Thursday 23 January 2020

1917 (2019)

Dalam kengerian film-film bertema perang, selalu terselip kisah tentang pengorbanan, persahabatan, tanggung jawab, bela negara, dsb. Pun demikian dengan film 1917 ini. Dengan latar belakang Perang Dunia I, film ini berkisah tentang dua parjurit yang ditugaskan untuk mengirim pesan tertulis ke batalyon Sekutu untuk menunda serangan ke pasukan Jerman.

Adalah Kopral Tom Blake (Dean Charles Chapman) dan William Schofield (George McKay) yang diperintah oleh Jendral Erinmore (Colin Firth) untuk mengirim surat perintah tertulis ke batalyon Devonshire. Untuk tujuan ini mereka berdua harus melewati wilayah pasukan Jerman. Pesan tertulis menjadi satu-satunya cara ketika kabel telepon diputus oleh tentara Jerman. Surat perintah itu sendiri adalah untuk menunda serangan batalyon Devons karena diketahui pasukan Jerman berstrategi pura-pura mundur, dan siap melakukan serangan balik.

Mengendap-endap kopral Blake dan Schofield melewati tanah-tanah yang gersang dengan beberapa mayat manusia dan hewan bergelimpangan. Sang sutradara mampu menyajikan gambaran perang yang menelan banyak korban dan menyeramkan. Di sebuah lahan pertanian, mereka menyaksikan 3 pesawat tempur sedang 'dog-fight', dan salah satunya jatuh dan terbakar di dekat mereka. Ternyata itu pesawat musuh. Tom Blake yang hendak menolong sang pilot yang terbakar justruk ditusuk dan tewas. Pilot itu sendiri pun tewas ditembak oleh Schofield. Sebelum meninggal Blake berpesan agar Schofield menuntaskan misi dan meminta agar menemukan kakaknya, Joseph Blake. 

Film ini pun lalu berkisah tentang perjuangan Schofield melewati wilayah Jerman, lolos dari tembakan sniper, menghindar dari berondongan peluru dan kejaran pasukan Jerman. Akhirnya Schofield sampai di markas batalyon Devonshire, namun sayang pasukan ini telah melancarkan serangan pertama.

Bagaimana kelanjutannya? Apakah Kopral Schofield bisa menyerahkan surat tersebut ke Komandan Batalyon Devonshire dan menyelamatkan 1600 jiwa?

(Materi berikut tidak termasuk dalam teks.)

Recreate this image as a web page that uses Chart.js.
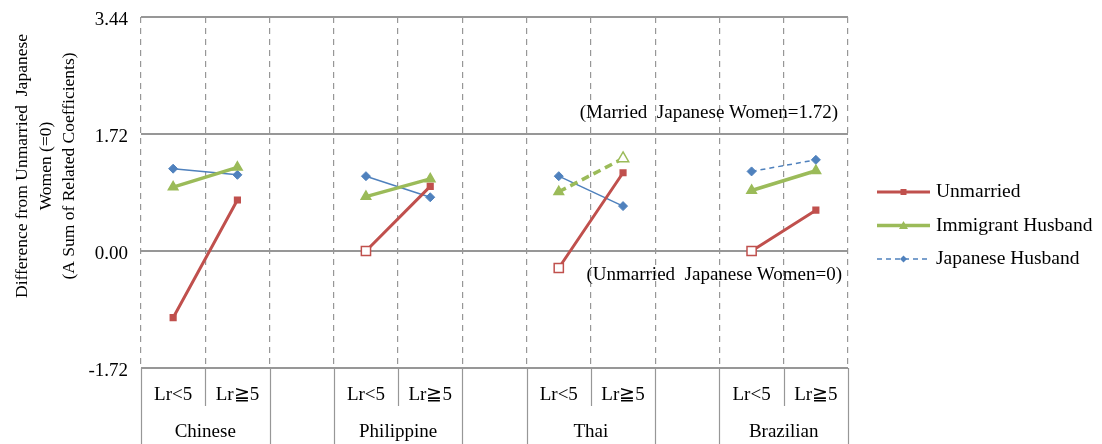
<!DOCTYPE html>
<html>
<head>
<meta charset="utf-8">
<script src="https://cdn.jsdelivr.net/npm/chart.js@4.4.1/dist/chart.umd.min.js"></script>
<style>
  html, body { margin: 0; padding: 0; background: #fff; }
  #wrap { width: 1102px; height: 444px; }
</style>
</head>
<body>
<div id="wrap"><canvas id="myChart"></canvas></div>
<script>
// categories: two length-of-residence classes per group, empty slot between groups
var groups = ['Chinese', 'Philippine', 'Thai', 'Brazilian'];
var categories = ['Lr<5', 'Lr≧5', '', 'Lr<5', 'Lr≧5', '', 'Lr<5', 'Lr≧5', '', 'Lr<5', 'Lr≧5'];
var yTicks = [-1.72, 0, 1.72, 3.44];

var unmarried = [-0.98, 0.75, null, 0.00, 0.95, null, -0.25, 1.15, null, 0.00, 0.60];
var immigrantHusband = [0.94, 1.23, null, 0.80, 1.06, null, 0.87, 1.36, null, 0.89, 1.18];
var japaneseHusband = [1.21, 1.12, null, 1.10, 0.79, null, 1.10, 0.66, null, 1.17, 1.34];

// points drawn hollow (not significant) and segments drawn dashed
var unmarriedHollow = [3, 6, 9];
var immigrantHollow = [7];
var immigrantDashed = [6];
var japaneseDashed = [9];

var RED = '#C0504D', GREEN = '#9BBB59', BLUE = '#4F81BD', GRID = '#979797';
var FONT = '"Liberation Serif", "Times New Roman", serif';

function fills(color, hollow) {
    return categories.map(function (c, i) { return hollow.indexOf(i) >= 0 ? '#ffffff' : color; });
}
function radii(r, rh, hollow) {
    return categories.map(function (c, i) { return hollow.indexOf(i) >= 0 ? rh : r; });
}

function drawMarker(ctx, style, x, y, r, color) {
    ctx.save();
    ctx.fillStyle = color;
    ctx.beginPath();
    if (style === 'rect') {
        ctx.rect(x - r, y - r, 2 * r, 2 * r);
    } else if (style === 'triangle') {
        ctx.moveTo(x, y - r);
        ctx.lineTo(x + r, y + r * 0.75);
        ctx.lineTo(x - r, y + r * 0.75);
        ctx.closePath();
    } else {
        ctx.moveTo(x, y - r);
        ctx.lineTo(x + r, y);
        ctx.lineTo(x, y + r);
        ctx.lineTo(x - r, y);
        ctx.closePath();
    }
    ctx.fill();
    ctx.restore();
}

var extras = {
    id: 'extras',
    afterDraw: function (chart) {
        var ctx = chart.ctx;
        var x = chart.scales.x, y = chart.scales.y;
        var area = chart.chartArea;
        var slot = (area.right - area.left) / categories.length;
        ctx.save();

        // lower category table
        ctx.strokeStyle = GRID;
        ctx.lineWidth = 1.2;
        for (var b = 0; b <= categories.length; b++) {
            var bx = Math.round(area.left + b * slot) + 0.5;
            var inner = (b % 3 === 1);
            ctx.beginPath();
            ctx.moveTo(bx, area.bottom);
            ctx.lineTo(bx, inner ? area.bottom + 38 : chart.height);
            ctx.stroke();
        }
        ctx.fillStyle = '#000';
        ctx.font = '19px ' + FONT;
        ctx.textAlign = 'center';
        ctx.textBaseline = 'middle';
        categories.forEach(function (c, i) {
            if (c) ctx.fillText(c, x.getPixelForValue(i), area.bottom + 27);
        });
        groups.forEach(function (g, k) {
            var cx = (x.getPixelForValue(k * 3) + x.getPixelForValue(k * 3 + 1)) / 2;
            ctx.fillText(g, cx, area.bottom + 64);
        });

        // reference notes
        ctx.textAlign = 'right';
        ctx.fillText('(Married  Japanese Women=1.72)', area.right - 10, y.getPixelForValue(1.72) - 21);
        ctx.fillText('(Unmarried  Japanese Women=0)', area.right - 6, y.getPixelForValue(0) + 24);

        // y axis title
        ctx.save();
        ctx.translate(0, 166);
        ctx.rotate(-Math.PI / 2);
        ctx.textAlign = 'center';
        ctx.font = '17.5px ' + FONT;
        ctx.fillText('Difference from Unmarried  Japanese', 0, 22);
        ctx.fillText('Women (=0)', 0, 46);
        ctx.fillText('(A Sum of Related Coefficients)', 0, 69);
        ctx.restore();

        // legend
        var items = [
            { label: 'Unmarried', color: RED, width: 3, dash: [], style: 'rect', r: 3 },
            { label: 'Immigrant Husband', color: GREEN, width: 3.5, dash: [], style: 'triangle', r: 4.5 },
            { label: 'Japanese Husband', color: BLUE, width: 1.5, dash: [5, 4], style: 'diamond', r: 3.5 }
        ];
        ctx.textAlign = 'left';
        ctx.font = '19.5px ' + FONT;
        items.forEach(function (it, k) {
            var ly = 192 + k * 33.5;
            ctx.save();
            ctx.strokeStyle = it.color;
            ctx.lineWidth = it.width;
            ctx.setLineDash(it.dash);
            ctx.beginPath();
            ctx.moveTo(877, ly);
            ctx.lineTo(930, ly);
            ctx.stroke();
            ctx.restore();
            drawMarker(ctx, it.style, 903.5, ly, it.r, it.color);
            ctx.fillStyle = '#000';
            ctx.fillText(it.label, 936, ly);
        });
        ctx.restore();
    }
};

var ctx = document.getElementById('myChart').getContext('2d');
var myChart = new Chart(ctx, {
    type: 'line',
    data: {
        labels: categories,
        datasets: [{
            label: 'Unmarried',
            data: unmarried,
            borderColor: RED,
            borderWidth: 3,
            pointStyle: 'rect',
            pointRadius: radii(4, 6.5, unmarriedHollow),
            pointBackgroundColor: fills(RED, unmarriedHollow),
            pointBorderColor: RED,
            pointBorderWidth: 1.5,
            tension: 0
        }, {
            label: 'Immigrant Husband',
            data: immigrantHusband,
            borderColor: GREEN,
            borderWidth: 3.5,
            pointStyle: 'triangle',
            pointRadius: radii(5.5, 6.5, immigrantHollow),
            pointBackgroundColor: fills(GREEN, immigrantHollow),
            pointBorderColor: GREEN,
            pointBorderWidth: 1.5,
            segment: {
                borderDash: function (s) { return immigrantDashed.indexOf(s.p0DataIndex) >= 0 ? [8, 5] : []; }
            },
            tension: 0
        }, {
            label: 'Japanese Husband',
            data: japaneseHusband,
            borderColor: BLUE,
            borderWidth: 1.5,
            pointStyle: 'rectRot',
            pointRadius: 4.5,
            pointBackgroundColor: BLUE,
            pointBorderColor: BLUE,
            pointBorderWidth: 1,
            segment: {
                borderDash: function (s) { return japaneseDashed.indexOf(s.p0DataIndex) >= 0 ? [5, 4] : []; }
            },
            tension: 0
        }]
    },
    options: {
        responsive: true,
        maintainAspectRatio: false,
        animation: false,
        spanGaps: false,
        layout: { padding: { top: 17, right: 254, bottom: 0, left: 0 } },
        plugins: {
            legend: { display: false },
            tooltip: { enabled: false }
        },
        scales: {
            x: {
                offset: true,
                grid: { offset: true, color: GRID, lineWidth: 1.2, drawTicks: false },
                border: { display: false, dash: [6, 5] },
                ticks: { display: false },
                afterFit: function (s) { s.height = 76; s.paddingLeft = 0; s.paddingRight = 0; }
            },
            y: {
                min: -1.72,
                max: 3.44,
                afterBuildTicks: function (s) { s.ticks = yTicks.map(function (v) { return { value: v }; }); },
                grid: { color: GRID, lineWidth: 2, drawTicks: false },
                border: { display: false },
                ticks: {
                    padding: 13,
                    labelOffset: 3,
                    color: '#000',
                    font: { family: FONT, size: 19 },
                    callback: function (v) { return Number(v).toFixed(2); }
                },
                afterFit: function (s) { s.width = 141; s.paddingTop = 0; s.paddingBottom = 0; }
            }
        }
    },
    plugins: [extras]
});
</script>
</body>
</html>
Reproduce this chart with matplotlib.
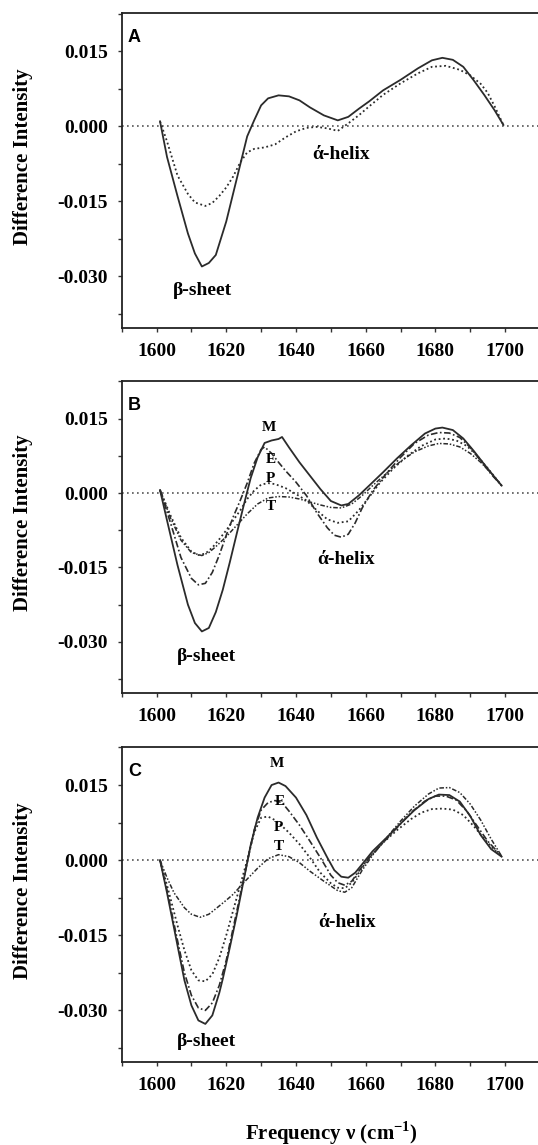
import matplotlib
matplotlib.use("Agg")
import matplotlib.pyplot as plt
from matplotlib.ticker import MultipleLocator

plt.rcParams['font.family'] = ['Liberation Serif', 'DejaVu Serif']
plt.rcParams['font.weight'] = 'bold'
plt.rcParams['mathtext.fontset'] = 'custom'
plt.rcParams['mathtext.rm'] = 'Liberation Serif:bold'
plt.rcParams['mathtext.bf'] = 'Liberation Serif:bold'

# Panel A: two spectra (solid / dotted)
nu_a_solid = [1601, 1603, 1606, 1609, 1611, 1613, 1615, 1617, 1620, 1623, 1626, 1628, 1630,
              1632, 1635, 1638, 1641, 1644, 1648, 1652, 1655, 1658, 1661, 1665, 1670, 1675,
              1679, 1682, 1685, 1688, 1691, 1694, 1697, 1699.5]
a_solid = [0.0010, -0.0061, -0.0139, -0.0214, -0.0254, -0.0280, -0.0273, -0.0257, -0.0190,
           -0.0105, -0.0020, 0.0012, 0.0042, 0.0056, 0.0062, 0.0060, 0.0052, 0.0038, 0.0022,
           0.0012, 0.0019, 0.0035, 0.0050, 0.0072, 0.0093, 0.0116, 0.0132, 0.0137, 0.0133,
           0.0119, 0.0092, 0.0063, 0.0032, 0.0003]
nu_a_dot = [1601, 1603, 1606, 1609, 1611, 1614, 1616, 1618, 1620, 1622, 1624, 1626, 1628,
            1631, 1634, 1637, 1640, 1643, 1646, 1649, 1652, 1655, 1658, 1661, 1665, 1670,
            1675, 1679, 1683, 1687, 1690, 1693, 1695, 1697, 1699.5]
a_dot = [0.0010, -0.0030, -0.0098, -0.0135, -0.0152, -0.0159, -0.0153, -0.0139, -0.0122,
         -0.0100, -0.0072, -0.0052, -0.0045, -0.0042, -0.0036, -0.0022, -0.0010, -0.0003,
         -0.0001, -0.0004, -0.0009, 0.0006, 0.0022, 0.0040, 0.0063, 0.0086, 0.0106, 0.0119,
         0.0121, 0.0113, 0.0102, 0.0085, 0.0067, 0.0040, 0.0003]

# Panel B: M, E, P, T
nu_b_m = [1601, 1603, 1606, 1609, 1611, 1613, 1615, 1617, 1619, 1621, 1623, 1625, 1627, 1629,
          1631, 1633, 1635, 1636, 1638, 1641, 1644, 1647, 1650, 1653, 1655, 1658, 1661, 1665,
          1669, 1673, 1677, 1680, 1682, 1685, 1688, 1691, 1694, 1697, 1699]
b_m = [0.0006, -0.0055, -0.0145, -0.0225, -0.0262, -0.0279, -0.0272, -0.0240, -0.0195,
       -0.0140, -0.0082, -0.0025, 0.0030, 0.0072, 0.0101, 0.0106, 0.0109, 0.0113, 0.0092,
       0.0062, 0.0035, 0.0008, -0.0016, -0.0025, -0.0022, -0.0005, 0.0015, 0.0042, 0.0070,
       0.0096, 0.0120, 0.0130, 0.0132, 0.0127, 0.0110, 0.0085, 0.0058, 0.0032, 0.0015]
nu_b_e = [1601, 1604, 1607, 1610, 1612, 1614, 1616, 1618, 1620, 1622, 1624, 1626, 1628, 1630,
          1631, 1633, 1635, 1637, 1640, 1643, 1646, 1649, 1651, 1653, 1655, 1657, 1659, 1662,
          1666, 1670, 1674, 1678, 1681, 1684, 1687, 1690, 1693, 1696, 1699]
b_e = [0.0006, -0.0060, -0.0130, -0.0172, -0.0185, -0.0182, -0.0160, -0.0125, -0.0085,
       -0.0048, -0.0015, 0.0020, 0.0060, 0.0088, 0.0093, 0.0080, 0.0062, 0.0045, 0.0022,
       -0.0005, -0.0040, -0.0070, -0.0085, -0.0089, -0.0083, -0.0060, -0.0030, 0.0005,
       0.0040, 0.0072, 0.0100, 0.0117, 0.0122, 0.0121, 0.0112, 0.0092, 0.0065, 0.0038, 0.0015]
nu_b_p = [1601, 1604, 1607, 1610, 1612, 1614, 1616, 1618, 1620, 1622, 1624, 1626, 1628, 1630,
          1632, 1634, 1637, 1640, 1643, 1646, 1649, 1652, 1655, 1658, 1661, 1664, 1668, 1672,
          1676, 1680, 1683, 1686, 1689, 1692, 1695, 1699]
b_p = [0.0006, -0.0045, -0.0090, -0.0118, -0.0125, -0.0122, -0.0110, -0.0093, -0.0075,
       -0.0055, -0.0035, -0.0012, 0.0005, 0.0017, 0.0020, 0.0018, 0.0010, -0.0002, -0.0015,
       -0.0035, -0.0053, -0.0060, -0.0057, -0.0035, -0.0008, 0.0020, 0.0050, 0.0075, 0.0095,
       0.0108, 0.0110, 0.0106, 0.0095, 0.0075, 0.0050, 0.0015]
nu_b_t = [1601, 1604, 1607, 1610, 1613, 1615, 1617, 1620, 1623, 1626, 1629, 1632, 1635, 1638,
          1641, 1644, 1647, 1650, 1653, 1656, 1659, 1662, 1666, 1670, 1674, 1678, 1681, 1684,
          1687, 1690, 1693, 1696, 1699]
b_t = [0.0006, -0.0050, -0.0095, -0.0120, -0.0126, -0.0120, -0.0108, -0.0088, -0.0065,
       -0.0042, -0.0022, -0.0010, -0.0007, -0.0008, -0.0012, -0.0018, -0.0024, -0.0029,
       -0.0030, -0.0022, -0.0005, 0.0015, 0.0040, 0.0064, 0.0083, 0.0095, 0.0100, 0.0099,
       0.0093, 0.0080, 0.0062, 0.0040, 0.0015]

# Panel C: M, E, P, T
nu_c_m = [1601, 1603, 1606, 1608, 1610, 1612, 1614, 1616, 1618, 1619, 1621, 1623, 1625, 1627,
          1629, 1631, 1633, 1635, 1637, 1640, 1643, 1646, 1649, 1651, 1653, 1655, 1657, 1659,
          1662, 1666, 1670, 1674, 1678, 1681, 1684, 1687, 1690, 1693, 1696, 1699]
c_m = [0.0000, -0.0065, -0.0170, -0.0240, -0.0290, -0.0320, -0.0327, -0.0310, -0.0265,
       -0.0237, -0.0175, -0.0110, -0.0040, 0.0030, 0.0085, 0.0125, 0.0150, 0.0155, 0.0148,
       0.0125, 0.0090, 0.0045, 0.0005, -0.0020, -0.0033, -0.0035, -0.0025, -0.0008, 0.0018,
       0.0045, 0.0073, 0.0100, 0.0122, 0.0131, 0.0130, 0.0117, 0.0088, 0.0050, 0.0022, 0.0007]
nu_c_e = [1601, 1603, 1606, 1608, 1610, 1612, 1614, 1616, 1618, 1620, 1622, 1624, 1626, 1628,
          1630, 1632, 1634, 1636, 1638, 1641, 1644, 1647, 1650, 1652, 1654, 1656, 1658, 1661,
          1665, 1669, 1673, 1677, 1680, 1683, 1686, 1689, 1692, 1695, 1699]
c_e = [0.0000, -0.0060, -0.0160, -0.0225, -0.0270, -0.0295, -0.0300, -0.0285, -0.0250,
       -0.0200, -0.0135, -0.0070, -0.0005, 0.0060, 0.0100, 0.0115, 0.0119, 0.0115, 0.0098,
       0.0070, 0.0038, 0.0005, -0.0030, -0.0045, -0.0050, -0.0042, -0.0022, 0.0005, 0.0035,
       0.0065, 0.0095, 0.0118, 0.0128, 0.0128, 0.0120, 0.0098, 0.0068, 0.0038, 0.0008]
nu_c_p = [1601, 1603, 1606, 1608, 1610, 1612, 1614, 1616, 1618, 1620, 1622, 1624, 1626, 1628,
          1630, 1632, 1634, 1636, 1638, 1641, 1644, 1647, 1650, 1652, 1654, 1656, 1658, 1661,
          1665, 1669, 1673, 1676, 1679, 1682, 1685, 1688, 1691, 1694, 1697, 1699]
c_p = [0.0000, -0.0050, -0.0130, -0.0180, -0.0220, -0.0240, -0.0242, -0.0228, -0.0195,
       -0.0150, -0.0100, -0.0050, 0.0000, 0.0055, 0.0085, 0.0087, 0.0080, 0.0068, 0.0055,
       0.0032, 0.0005, -0.0025, -0.0046, -0.0055, -0.0056, -0.0045, -0.0025, 0.0005, 0.0035,
       0.0060, 0.0082, 0.0095, 0.0102, 0.0103, 0.0101, 0.0090, 0.0068, 0.0043, 0.0020, 0.0008]
nu_c_t = [1601, 1603, 1605, 1608, 1610, 1612.5, 1615, 1617, 1620, 1622, 1625, 1629, 1632, 1635,
          1638, 1641, 1644, 1648, 1652, 1654, 1656, 1659, 1662, 1666, 1670, 1674, 1678, 1681,
          1684, 1687, 1690, 1693, 1696, 1699]
c_t = [0.0000, -0.0035, -0.0065, -0.0095, -0.0108, -0.0114, -0.0108, -0.0097, -0.0080,
       -0.0068, -0.0045, -0.0016, 0.0003, 0.0011, 0.0007, -0.0005, -0.0022, -0.0042, -0.0061,
       -0.0064, -0.0055, -0.0020, 0.0010, 0.0045, 0.0078, 0.0108, 0.0132, 0.0144, 0.0145,
       0.0135, 0.0112, 0.0080, 0.0042, 0.0008]

# label positions (nu, value)
mept_labels = ['M', 'E', 'P', 'T']
b_label_pos = [(1632.3, 0.0133), (1632.8, 0.0067), (1632.8, 0.0030), (1632.8, -0.0027)]
c_label_pos = [(1634.6, 0.0193), (1635.3, 0.0117), (1635.0, 0.0065), (1635.0, 0.0027)]

INK = '#2b2b2b'
STYLES = {
    'M': dict(ls='-', lw=1.3),
    'E': dict(ls=(0, (4, 1.5, 1, 1.5)), lw=1.2),
    'P': dict(ls=(0, (1, 1.5)), lw=1.3),
    'T': dict(ls=(0, (3, 1.2, 1, 1.2, 1, 1.2)), lw=1.1),
}

fig = plt.figure(figsize=(5.38, 11.45), dpi=100)
left, width = 0.2262, 0.7794
ax_a = fig.add_axes([left, 0.7135, width, 0.2749])
ax_b = fig.add_axes([left, 0.3948, width, 0.2725])
ax_c = fig.add_axes([left, 0.0725, width, 0.2751])


def style_axis(ax, letter):
    ax.set_xlim(1590, 1710.3)
    ax.set_ylim(-0.0403, 0.0226)
    ax.axhline(0, color='#555555', ls=(0, (1, 2)), lw=1.2, zorder=1)
    ax.xaxis.set_major_locator(MultipleLocator(20))
    ax.xaxis.set_minor_locator(MultipleLocator(10))
    ax.yaxis.set_major_locator(MultipleLocator(0.015))
    ax.yaxis.set_minor_locator(MultipleLocator(0.0075))
    ax.yaxis.set_major_formatter(plt.FuncFormatter(lambda v, p: f"{v:.3f}".replace('-0.000', '0.000')))
    ax.tick_params(which='both', direction='out', length=3, width=1, color='#333333')
    ax.tick_params(axis='x', labelsize=14, pad=8)
    ax.tick_params(axis='y', labelsize=14, pad=7)
    ax.spines['right'].set_visible(False)
    for s in ['top', 'left', 'bottom']:
        ax.spines[s].set_linewidth(1.3)
        ax.spines[s].set_color('#222222')
    ax.set_ylabel('Difference Intensity', fontsize=15, fontweight='bold')
    ax.yaxis.set_label_coords(-0.212, 0.545)
    ax.text(0.015, 0.95, letter, transform=ax.transAxes, fontsize=13, fontweight='bold',
            family=['Liberation Sans', 'DejaVu Sans'], va='top', ha='left')


# A
style_axis(ax_a, 'A')
ax_a.plot(nu_a_solid, a_solid, color=INK, **STYLES['M'])
ax_a.plot(nu_a_dot, a_dot, color=INK, **STYLES['P'])
ax_a.text(1613.3, -0.0327, 'β-sheet', fontsize=14, ha='center', va='center')
ax_a.text(1652.8, -0.0056, 'ά-helix', fontsize=14, ha='center', va='center')

# B
style_axis(ax_b, 'B')
for nu, vals, key in [(nu_b_m, b_m, 'M'), (nu_b_e, b_e, 'E'), (nu_b_p, b_p, 'P'), (nu_b_t, b_t, 'T')]:
    ax_b.plot(nu, vals, color=INK, **STYLES[key])
for lab, (x, y) in zip(mept_labels, b_label_pos):
    ax_b.text(x, y, lab, fontsize=11, ha='center', va='center')
ax_b.text(1654.3, -0.0133, 'ά-helix', fontsize=14, ha='center', va='center')
ax_b.text(1614.3, -0.0330, 'β-sheet', fontsize=14, ha='center', va='center')

# C
style_axis(ax_c, 'C')
for nu, vals, key in [(nu_c_m, c_m, 'M'), (nu_c_e, c_e, 'E'), (nu_c_p, c_p, 'P'), (nu_c_t, c_t, 'T')]:
    ax_c.plot(nu, vals, color=INK, **STYLES[key])
for lab, (x, y) in zip(mept_labels, c_label_pos):
    ax_c.text(x, y, lab, fontsize=11, ha='center', va='center')
ax_c.text(1654.8, -0.0125, 'ά-helix', fontsize=14, ha='center', va='center')
ax_c.text(1614.3, -0.0362, 'β-sheet', fontsize=14, ha='center', va='center')

fig.text(331 / 538, 1 - 1133 / 1145, r'Frequency ν (cm$^{-1}$)', fontsize=15,
         fontweight='bold', ha='center', va='center')

fig.savefig('out.png', dpi=100)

Film ini beralur linear, mudah diikuti dan tidak membuat penonton berpikir. Gambaran tentang kedukaan perang sangat terwakili dengan bergelimpangan banyak korban dan bangunan-bangunan yang hancur. Suasana sepi dan warna kelabu menambah kesan muram ini. Tidak seperti film-film perang lainnya yang memunculkan ketegangan membekas pada penoton, seperti Fury (2014)Hacksaw Ridge (2016), Dunkirk (2017), atau sekelas Platoon (1986) dan Saving Private Ryan (1998), plot cerita film ini sangat kurang dramatik dan mengaduk-aduk emosi penonton.

Meskipun demikian, film ini menampilkan pesan yang kuat. Selain tentang kepahlawanan, pengorbanan, kesia-siaan perang, juga tentang menuntaskan misi. Tiap-tiap kita menyandang misi hidup masing-masing - bahkan di saat damai. Nah, apakah kita menyadari misi ini dan bertekad menuntaskan?

Silakan direnungkan...  

~ elha score: 7.0/10

Monday 6 January 2020

CHHICHHORE (2019)

Film Chhichhore yang artinya slèngèkan dan tidak serius berkisah tentang reuni teman-teman kuliah yang bisa menyelamatkan nyawa. Ah, bagaimana ceritanya? Nitesh Tiwari, yang juga menyutradarai Chillar Party (2011) dan Dangal (2016), membuat alur kisahnya menarik untuk dinikmati.

Adalah Raghav Pathak (Mohammad Samav) yang merasa cemas tidak lolos masuk ke IIT (Indian Institute of Technology). Kampus favorit dimana ayah ibunya pernah bersekolah dan menjadi enginer sukses seperti saat ini. Raghav sudah belajar dan mempersiapkan diri selama berbulan-bulan untuk menempuh ujian masuk ini. Bahkan ia mengorbankan waktu bermain dan liburannya. Baginya waktu mesti dimanfaatkan sebaik mungkin untuk belajar. Sang ibu, Maya (Shraddha Kapoor) mengingatkan sang ayah Anirudh Pathak (Sushant Singh Rajput) agar menasehati sang anak agar lebih santuy menghadapi ujiannya. Maya dan Ani sudah bercerai dan berpisah tempat tinggal. Raghav memilih tinggal bersama sang ayah.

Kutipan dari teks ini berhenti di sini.